Although the food and drink flavouring market in Southeast Asia is “growing enormously”, consumer tastes are still cost-driven and traditional, according to top flavour producer IFF.
As Asian consumers generally look increasingly towards convenience foods, the synthetic flavour industry is really taking-off. Reasons cited by experts include population growth and a developing middle-class that demands new flavour experiences.
As part of our special series on food and beverage markets in Asia, we spoke to leading Karen Stanton, regional marketing, sensory and consumer insights director from International Flavors & Fragrances (IFF), about specific trends within Southeast Asia.
“Markets in all the Southeast Asian countries are growing enormously, and the IFF has seen double-digit growth over the past couple of years, and solid low double-digit growth in the first two quarters of 2010,” said Stanton.
“Our main markets in Southeast Asia include Thailand, Vietnam, The Philippines Indonesia, and we have been based in the latter for over 50 years.
“Indonesia is the main market because it has the biggest population; ironically household incomes are the lowest in the region, although the situation is changing."
“Beverages in particular are doing well, with powdered soft drinks and flavoured waters popular. These markets are still very cost driven – people buy everything in small quantities, from shampoo to flavour sachets.”
“For instance, in Indonesia flavoured hot and cold cup beverages are particularly popular, and are sold for the equivalent of around 2 US cents on roadside stalls.
“Nonetheless, the rise of the middle classes is driving innovation, although there is a clear distinction between modern convenience foods from retail stores and popular ‘mom and pop’ street stalls selling products by the side of the road.”
Accordingly, Stanton said that flavour use within ready meals were “not yet part of everyday lives”, given that chicken flavouring in Southeast Asia entails adding a sachet of bouillon to a soup or stir fry at home, rather than a ready meal application.
So are consumers’ tastes changing as they are increasingly exposed to western flavours? “Where flavour trends go consumers do not demand western flavours, rather traditional takes on Western-style dishes,” Stanton explained.
“Chicken and beef are a key part of our portfolio, but In Southeast Asia people prefer dark over white meats, and strong flavours. For instance, when you make a soup in China, you might cook it for 6-8 hours, and boil it several times. Obviously flavour development needs to reflect such factors from a technical standpoint.”
Stanton said that multi-national flavour companies and smaller local manufacturers are active in Southeast Asia, the latter offering good distribution expertise and local connections.

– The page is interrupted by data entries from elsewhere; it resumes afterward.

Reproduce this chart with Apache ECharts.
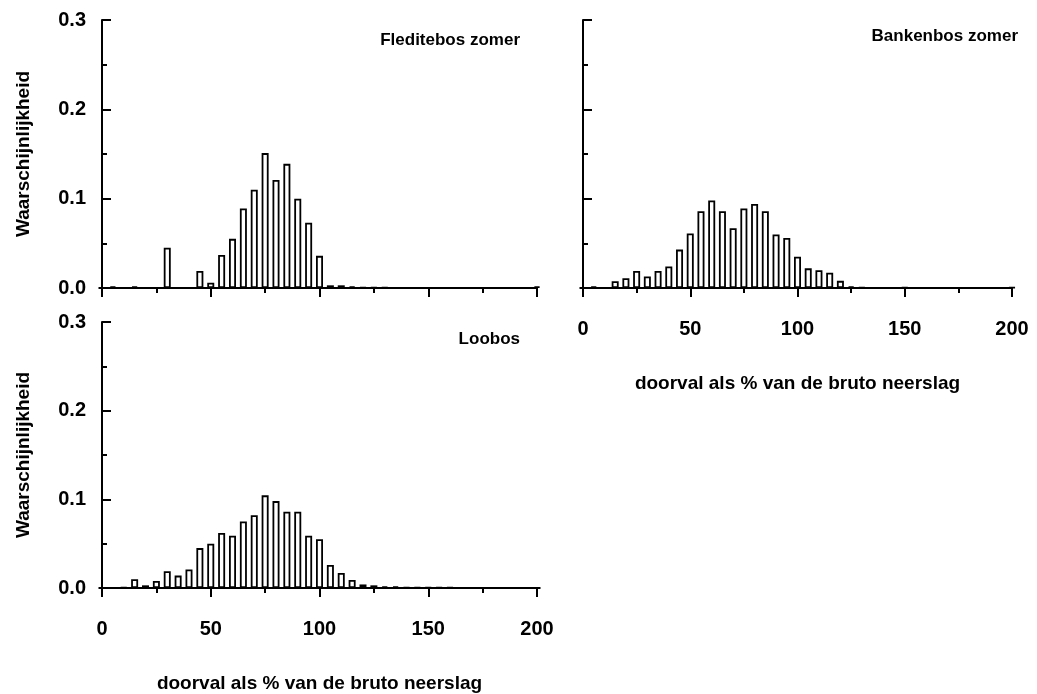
<!DOCTYPE html>
<html>
<head>
<meta charset="utf-8">
<style>
  html, body { margin: 0; padding: 0; background: #fff; }
  #chart { width: 1037px; height: 694px; }
</style>
<script src="https://cdn.jsdelivr.net/npm/echarts@6/dist/echarts.min.js"></script>
</head>
<body>
<div id="chart"></div>
<script>
  // klassen: 0, 5, 10 ... 200 (% van de bruto neerslag)
  var bins = [];
  for (var b = 0; b <= 200; b += 5) bins.push(b);

  var xTicks = [0, 50, 100, 150, 200];
  var yTicks = [0.0, 0.1, 0.2, 0.3];

  // Fleditebos zomer
  var fleditebos = [
    0, 0.002, 0, 0.002, 0, 0, 0.045, 0, 0, 0.019,
    0.006, 0.037, 0.055, 0.089, 0.110, 0.151, 0.121, 0.139, 0.100, 0.073,
    0.036, 0.003, 0.003, 0.002, 0.001, 0.001, 0.001, 0, 0, 0,
    0, 0, 0, 0, 0, 0, 0, 0, 0, 0,
    0.002
  ];

  // Bankenbos zomer
  var bankenbos = [
    0, 0.002, 0, 0.0075, 0.011, 0.019, 0.013, 0.019, 0.024, 0.043,
    0.061, 0.086, 0.098, 0.086, 0.067, 0.089, 0.094, 0.086, 0.060, 0.056,
    0.035, 0.022, 0.020, 0.017, 0.008, 0.002, 0.001, 0, 0, 0,
    0.001, 0, 0, 0, 0, 0, 0, 0, 0, 0,
    0.001
  ];

  // Loobos
  var loobos = [
    0, 0, 0.001, 0.010, 0.003, 0.008, 0.019, 0.014, 0.021, 0.045,
    0.050, 0.062, 0.059, 0.075, 0.082, 0.1045, 0.098, 0.086, 0.086, 0.059,
    0.055, 0.026, 0.017, 0.009, 0.004, 0.003, 0.002, 0.002, 0.001, 0.001,
    0.001, 0.001, 0.001, 0, 0, 0, 0, 0, 0, 0,
    0
  ];

  var font = "'Liberation Sans', Arial, sans-serif";
  var xTitle = "doorval als % van de bruto neerslag";
  var yTitle = "Waarschijnlijkheid";

  function pairs(values) {
    return values.map(function (v, i) { return [bins[i], v]; });
  }

  function xAxis(grid, showLabels) {
    return {
      type: "value",
      gridIndex: grid,
      min: xTicks[0],
      max: xTicks[xTicks.length - 1],
      interval: xTicks[1] - xTicks[0],
      name: showLabels ? xTitle : "",
      nameLocation: "middle",
      nameGap: 86,
      nameTextStyle: { color: "#000", fontFamily: font, fontSize: 19, fontWeight: "bold" },
      axisLine: { onZero: false, lineStyle: { color: "#000", width: 2 } },
      axisTick: { show: true, length: 9, lineStyle: { color: "#000", width: 2 } },
      minorTick: { show: true, splitNumber: 2, length: 5, lineStyle: { color: "#000", width: 2 } },
      axisLabel: {
        show: showLabels,
        margin: 31,
        color: "#000",
        fontFamily: font,
        fontSize: 20,
        fontWeight: "bold",
      },
      splitLine: { show: false },
      minorSplitLine: { show: false },
    };
  }

  function yAxis(grid, showLabels) {
    return {
      type: "value",
      gridIndex: grid,
      min: yTicks[0],
      max: yTicks[yTicks.length - 1],
      interval: yTicks[1] - yTicks[0],
      name: showLabels ? yTitle : "",
      nameLocation: "middle",
      nameGap: 69,
      nameTextStyle: { color: "#000", fontFamily: font, fontSize: 19, fontWeight: "bold" },
      axisLine: { show: true, lineStyle: { color: "#000", width: 2 } },
      axisTick: { show: true, inside: true, length: 9, lineStyle: { color: "#000", width: 2 } },
      minorTick: { show: true, splitNumber: 2, length: 5, lineStyle: { color: "#000", width: 2 } },
      axisLabel: {
        show: showLabels,
        margin: 16,
        color: "#000",
        fontFamily: font,
        fontSize: 20,
        fontWeight: "bold",
        formatter: function (v) { return v.toFixed(1); },
      },
      splitLine: { show: false },
      minorSplitLine: { show: false },
    };
  }

  function barSeries(idx, values) {
    return {
      type: "bar",
      xAxisIndex: idx,
      yAxisIndex: idx,
      data: pairs(values),
      barWidth: 7,
      itemStyle: { color: "#fff", borderColor: "#000", borderWidth: 1.8 },
      animation: false,
    };
  }

  var titleStyle = { color: "#000", fontFamily: font, fontSize: 17, fontWeight: "bold" };

  var chart = echarts.init(document.getElementById("chart"), null, { renderer: "canvas" });
  chart.setOption({
    backgroundColor: "#fff",
    animation: false,
    title: [
      { text: "Fleditebos zomer", right: 512, top: 27, textStyle: titleStyle },
      { text: "Bankenbos zomer", right: 14, top: 23, textStyle: titleStyle },
      { text: "Loobos", right: 512, top: 326, textStyle: titleStyle },
    ],
    grid: [
      { left: 102, top: 20, width: 435, height: 268 },
      { left: 583, top: 20, width: 429, height: 268 },
      { left: 102, top: 322, width: 435, height: 268 },
    ],
    xAxis: [xAxis(0, false), xAxis(1, true), xAxis(2, true)],
    yAxis: [yAxis(0, true), yAxis(1, false), yAxis(2, true)],
    series: [barSeries(0, fleditebos), barSeries(1, bankenbos), barSeries(2, loobos)],
  });
</script>
</body>
</html>
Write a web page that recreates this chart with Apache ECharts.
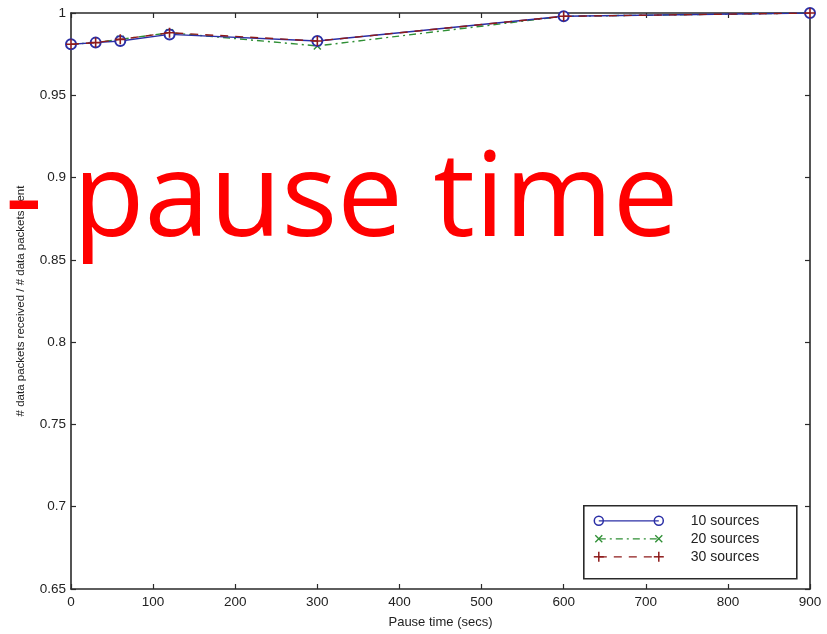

This is especially useful given an “extremely challenging” regulatory environment in the region.“At the IFF we employ a huge team to navigate it successfully,” Stanton said. “Take Halal food in Indonesia. Ingredients need to be Halal-registered and factories inspected and approved across the whole supply chain.”
There are also tricky intra-regional quirks in terms of product development, Stanton said. For instance, ‘natural’ juice might be allowed a 10 per cent pure juice content in one Southeast Asian country, while 25 per cent was the threshold in another.
Cosimo Trimigliozzi, president of Givaudan Asia-Pacific, said the flavour producer was also seeing strong growth in that region, with sales up 10.6% for the first half of 2010 compared with the same period of 2009.
He said that popular Givaudan products “essential” to Southeast Asian markets included chicken, beef and pork flavours for use in noodle and rice dishes, while consumers also enjoy citrus, coffee and tea flavours “in a variety of formats.”
“This is driven by increased consumption from a growing population, in addition to wealthier consumers demanding new flavour experiences and more variety in their foods and beverages,” said Trimigliozzi.